Before committing to a residency, check:
- Your local Peruvian embassy or consulate website
- Information and guidance from the residency
- Any requirements your airline outlines for boarding
If you are being paid, performing publicly, or engaging in formal employment, ask clear questions about the appropriate status. If you are working on your own art without being employed in Peru, tourist entry is often used, but this always depends on your specific situation and nationality.
Who Campo Verde residencies are really for
Campo Verde is a strong choice if your work benefits from:
- Ecological immersion and attention to environmental change
- Engagement with Amazonian and Indigenous contexts
- Research-based and process-oriented approaches
- Flexibility in medium and openness to working with what’s available
- A desire for quiet, isolation, and deep focus
It’s less ideal if your priority is:
- Immediate access to a commercial art market
- Technically complex production needing specialized studios and equipment
- Daily, reliable high-speed internet and urban comforts
- Large crowds, social nightlife, and constant events
If you feel energized by the idea of the forest being both your collaborator and your constraint, Campo Verde can be a powerful setting to push your practice into new territory.
Quick planning checklist
Before you apply or commit to a residency in Campo Verde, run through this list:
- Project fit: Does your idea genuinely need or benefit from an Amazonian rural context?

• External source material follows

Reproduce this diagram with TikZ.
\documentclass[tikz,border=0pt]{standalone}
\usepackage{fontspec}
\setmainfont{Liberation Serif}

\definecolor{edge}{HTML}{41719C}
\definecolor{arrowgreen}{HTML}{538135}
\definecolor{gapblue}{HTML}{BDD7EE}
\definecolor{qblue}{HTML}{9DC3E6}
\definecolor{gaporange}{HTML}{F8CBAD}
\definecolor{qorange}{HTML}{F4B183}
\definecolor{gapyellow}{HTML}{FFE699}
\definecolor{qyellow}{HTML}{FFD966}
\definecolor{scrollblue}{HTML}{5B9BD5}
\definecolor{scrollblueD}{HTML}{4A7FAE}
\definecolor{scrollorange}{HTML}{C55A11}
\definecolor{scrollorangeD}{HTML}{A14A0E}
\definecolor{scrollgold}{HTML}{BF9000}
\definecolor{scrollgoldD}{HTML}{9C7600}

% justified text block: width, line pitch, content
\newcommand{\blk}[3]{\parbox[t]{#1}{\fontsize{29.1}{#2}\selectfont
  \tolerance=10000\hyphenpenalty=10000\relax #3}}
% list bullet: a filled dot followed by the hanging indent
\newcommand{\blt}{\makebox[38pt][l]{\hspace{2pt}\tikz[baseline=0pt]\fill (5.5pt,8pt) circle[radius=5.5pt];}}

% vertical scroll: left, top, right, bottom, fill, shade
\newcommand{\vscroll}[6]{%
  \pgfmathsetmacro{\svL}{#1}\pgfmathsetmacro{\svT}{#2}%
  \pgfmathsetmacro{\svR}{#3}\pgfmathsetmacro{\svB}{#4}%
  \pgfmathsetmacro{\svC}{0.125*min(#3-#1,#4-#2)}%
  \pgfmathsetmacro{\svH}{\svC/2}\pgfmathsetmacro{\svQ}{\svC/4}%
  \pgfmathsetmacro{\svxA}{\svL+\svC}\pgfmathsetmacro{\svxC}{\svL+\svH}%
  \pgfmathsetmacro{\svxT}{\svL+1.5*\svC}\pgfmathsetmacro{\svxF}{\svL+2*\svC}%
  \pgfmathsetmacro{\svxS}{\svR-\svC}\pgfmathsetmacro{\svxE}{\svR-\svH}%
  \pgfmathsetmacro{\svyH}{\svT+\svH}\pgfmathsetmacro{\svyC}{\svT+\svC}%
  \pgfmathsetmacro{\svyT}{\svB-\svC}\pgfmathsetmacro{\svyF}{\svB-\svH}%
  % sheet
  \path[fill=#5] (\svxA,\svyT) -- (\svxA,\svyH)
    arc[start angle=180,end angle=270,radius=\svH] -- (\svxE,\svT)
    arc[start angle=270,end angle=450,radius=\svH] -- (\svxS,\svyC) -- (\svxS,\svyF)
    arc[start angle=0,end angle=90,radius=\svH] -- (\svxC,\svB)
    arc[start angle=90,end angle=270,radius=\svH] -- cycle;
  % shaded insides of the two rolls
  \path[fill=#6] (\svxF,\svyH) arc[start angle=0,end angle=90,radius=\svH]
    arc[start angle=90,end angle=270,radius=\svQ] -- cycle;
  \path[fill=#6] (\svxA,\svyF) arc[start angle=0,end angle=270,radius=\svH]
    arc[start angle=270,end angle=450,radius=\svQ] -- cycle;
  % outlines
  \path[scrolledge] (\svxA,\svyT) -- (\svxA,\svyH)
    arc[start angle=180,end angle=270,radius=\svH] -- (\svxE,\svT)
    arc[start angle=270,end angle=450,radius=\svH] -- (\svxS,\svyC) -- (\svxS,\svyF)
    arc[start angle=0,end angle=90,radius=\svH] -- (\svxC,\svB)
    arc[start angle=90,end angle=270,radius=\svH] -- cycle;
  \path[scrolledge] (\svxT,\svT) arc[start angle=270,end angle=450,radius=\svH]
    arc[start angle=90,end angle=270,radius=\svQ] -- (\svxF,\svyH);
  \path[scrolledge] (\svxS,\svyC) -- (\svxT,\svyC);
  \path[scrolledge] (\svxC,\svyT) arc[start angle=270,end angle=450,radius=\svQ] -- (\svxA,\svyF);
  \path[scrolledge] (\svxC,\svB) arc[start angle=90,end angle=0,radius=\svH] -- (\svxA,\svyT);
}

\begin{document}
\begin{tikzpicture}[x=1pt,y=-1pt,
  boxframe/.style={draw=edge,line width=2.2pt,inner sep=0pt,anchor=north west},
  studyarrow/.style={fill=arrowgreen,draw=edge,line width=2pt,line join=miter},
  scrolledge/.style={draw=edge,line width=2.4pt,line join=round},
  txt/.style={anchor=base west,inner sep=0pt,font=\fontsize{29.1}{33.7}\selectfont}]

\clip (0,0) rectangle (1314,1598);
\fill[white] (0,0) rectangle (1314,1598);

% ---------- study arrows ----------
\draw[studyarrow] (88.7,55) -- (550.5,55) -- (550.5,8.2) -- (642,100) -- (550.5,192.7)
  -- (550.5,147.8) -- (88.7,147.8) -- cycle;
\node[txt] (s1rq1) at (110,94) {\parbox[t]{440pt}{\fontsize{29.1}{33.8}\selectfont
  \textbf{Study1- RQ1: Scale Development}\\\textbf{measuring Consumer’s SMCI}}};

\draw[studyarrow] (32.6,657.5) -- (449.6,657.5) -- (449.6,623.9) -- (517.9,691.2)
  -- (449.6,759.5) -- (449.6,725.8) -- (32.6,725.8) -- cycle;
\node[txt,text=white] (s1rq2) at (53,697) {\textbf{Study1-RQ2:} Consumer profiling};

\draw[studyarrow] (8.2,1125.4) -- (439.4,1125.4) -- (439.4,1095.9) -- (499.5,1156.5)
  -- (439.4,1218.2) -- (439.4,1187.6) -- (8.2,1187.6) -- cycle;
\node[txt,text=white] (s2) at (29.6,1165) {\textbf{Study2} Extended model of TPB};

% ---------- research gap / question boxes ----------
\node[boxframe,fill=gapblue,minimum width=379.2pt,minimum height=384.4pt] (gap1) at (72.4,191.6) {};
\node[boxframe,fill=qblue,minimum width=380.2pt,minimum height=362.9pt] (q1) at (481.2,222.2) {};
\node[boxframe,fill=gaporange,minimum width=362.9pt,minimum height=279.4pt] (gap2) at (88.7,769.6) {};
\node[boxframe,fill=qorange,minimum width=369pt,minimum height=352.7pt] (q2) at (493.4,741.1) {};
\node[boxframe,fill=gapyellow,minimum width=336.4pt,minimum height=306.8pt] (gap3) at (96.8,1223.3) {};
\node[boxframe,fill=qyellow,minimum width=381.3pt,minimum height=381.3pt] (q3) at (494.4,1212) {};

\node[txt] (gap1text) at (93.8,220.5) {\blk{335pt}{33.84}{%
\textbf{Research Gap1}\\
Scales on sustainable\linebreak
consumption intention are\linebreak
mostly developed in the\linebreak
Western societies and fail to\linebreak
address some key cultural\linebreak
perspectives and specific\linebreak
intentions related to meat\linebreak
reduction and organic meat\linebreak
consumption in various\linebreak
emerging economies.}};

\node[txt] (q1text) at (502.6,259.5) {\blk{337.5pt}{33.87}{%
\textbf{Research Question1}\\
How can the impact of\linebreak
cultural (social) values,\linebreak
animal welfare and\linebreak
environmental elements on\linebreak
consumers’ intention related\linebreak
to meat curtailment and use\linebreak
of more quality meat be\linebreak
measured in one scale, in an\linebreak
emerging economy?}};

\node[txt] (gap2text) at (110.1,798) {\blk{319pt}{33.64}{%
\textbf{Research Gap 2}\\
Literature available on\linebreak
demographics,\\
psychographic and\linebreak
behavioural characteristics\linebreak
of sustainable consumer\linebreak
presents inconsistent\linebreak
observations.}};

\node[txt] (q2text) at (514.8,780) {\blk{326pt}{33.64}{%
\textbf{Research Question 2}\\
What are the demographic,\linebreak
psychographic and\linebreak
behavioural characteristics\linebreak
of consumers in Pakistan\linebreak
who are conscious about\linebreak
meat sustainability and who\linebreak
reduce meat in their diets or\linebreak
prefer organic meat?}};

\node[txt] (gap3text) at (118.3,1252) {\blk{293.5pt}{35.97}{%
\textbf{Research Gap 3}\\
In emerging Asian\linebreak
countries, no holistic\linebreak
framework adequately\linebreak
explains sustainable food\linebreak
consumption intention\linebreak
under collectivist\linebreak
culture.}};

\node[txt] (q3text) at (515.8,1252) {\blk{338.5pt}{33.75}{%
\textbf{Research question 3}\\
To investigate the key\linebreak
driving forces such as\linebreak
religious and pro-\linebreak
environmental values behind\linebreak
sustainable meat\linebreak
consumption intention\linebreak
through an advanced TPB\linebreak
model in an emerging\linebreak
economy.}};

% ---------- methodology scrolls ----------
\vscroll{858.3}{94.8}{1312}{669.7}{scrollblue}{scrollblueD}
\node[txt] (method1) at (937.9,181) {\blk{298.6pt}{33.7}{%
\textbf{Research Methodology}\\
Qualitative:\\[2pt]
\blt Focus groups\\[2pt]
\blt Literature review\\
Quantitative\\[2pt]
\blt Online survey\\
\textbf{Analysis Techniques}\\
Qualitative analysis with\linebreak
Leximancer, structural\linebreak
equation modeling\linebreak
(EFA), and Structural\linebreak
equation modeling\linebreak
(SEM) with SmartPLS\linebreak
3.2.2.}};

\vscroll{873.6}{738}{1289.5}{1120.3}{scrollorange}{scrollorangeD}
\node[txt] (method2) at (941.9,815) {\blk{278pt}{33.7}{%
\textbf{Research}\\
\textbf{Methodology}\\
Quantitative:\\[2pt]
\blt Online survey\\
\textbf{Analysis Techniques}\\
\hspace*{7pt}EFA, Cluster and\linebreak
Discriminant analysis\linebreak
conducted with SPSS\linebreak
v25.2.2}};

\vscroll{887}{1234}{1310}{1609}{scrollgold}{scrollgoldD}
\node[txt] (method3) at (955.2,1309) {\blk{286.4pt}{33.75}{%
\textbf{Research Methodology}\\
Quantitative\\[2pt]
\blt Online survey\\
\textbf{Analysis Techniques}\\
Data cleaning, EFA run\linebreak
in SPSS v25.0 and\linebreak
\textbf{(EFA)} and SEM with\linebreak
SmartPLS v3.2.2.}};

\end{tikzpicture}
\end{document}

- Material needs: Can you adapt to basic facilities and limited supplies?
- Health and comfort: Are you okay with humidity, insects, and rustic conditions?
- Connectivity: Can your life and work handle being mostly offline?

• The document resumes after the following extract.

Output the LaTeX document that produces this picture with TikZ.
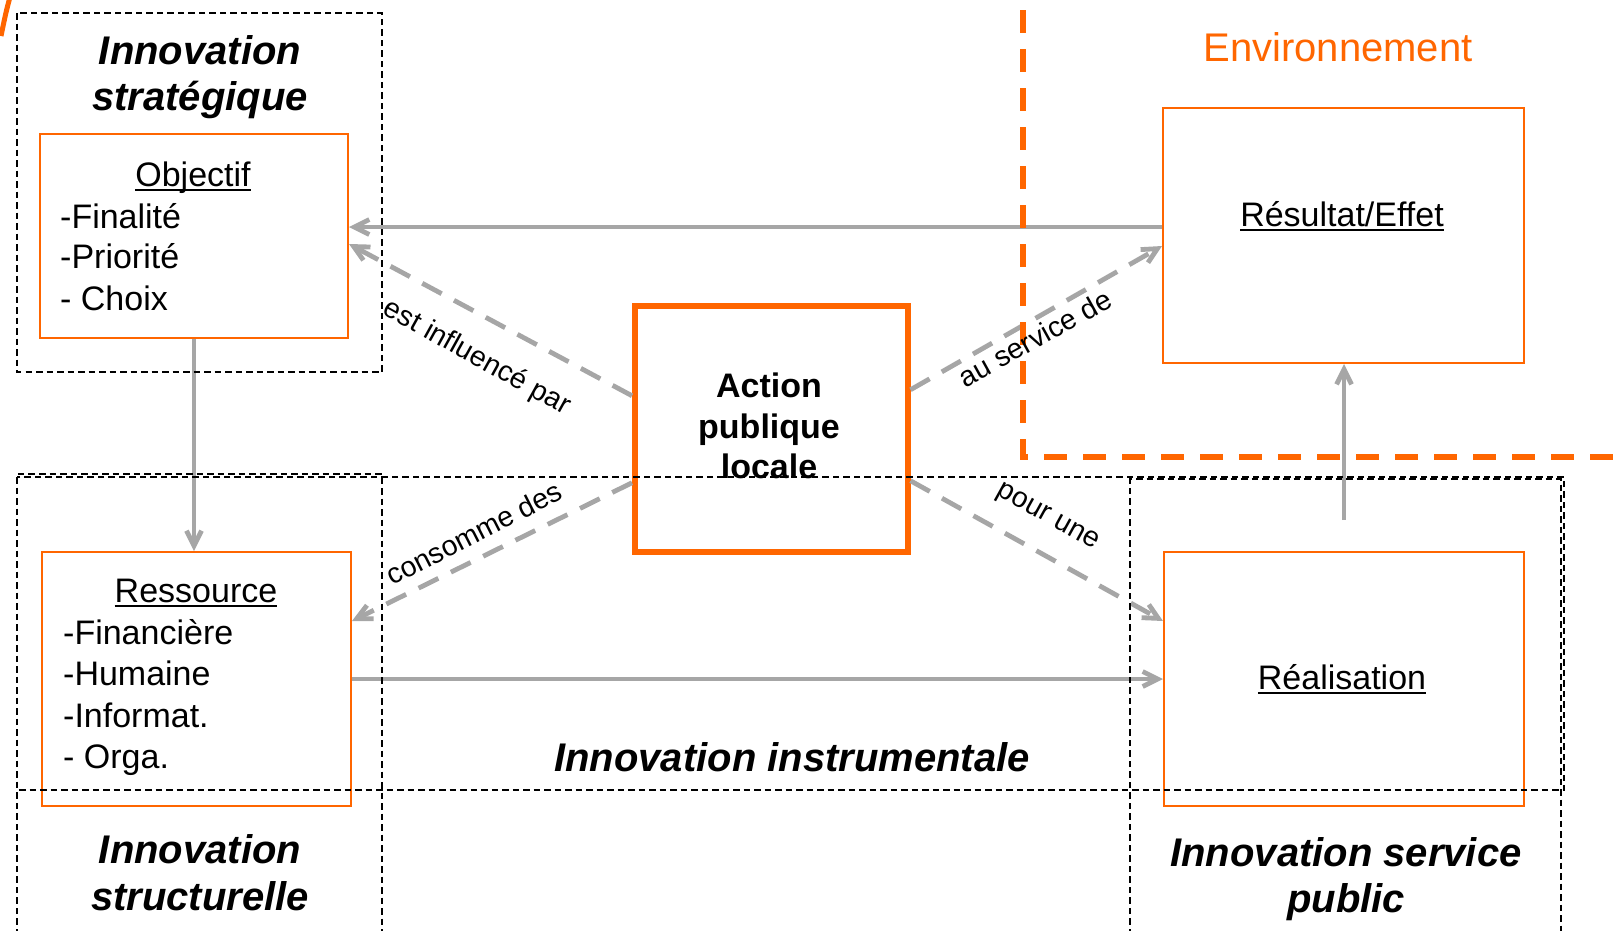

- Budget: Have you mapped out all major costs, including hidden ones like local transport and materials?
- Language: Do you have enough Spanish (or local support) to communicate your needs?
- Time frame: Have you chosen a season that matches how you want to work outdoors?
If the answers still feel like a yes, Campo Verde can give you something few places can: time, space, and an Amazonian context that quietly rewires how you think and make work.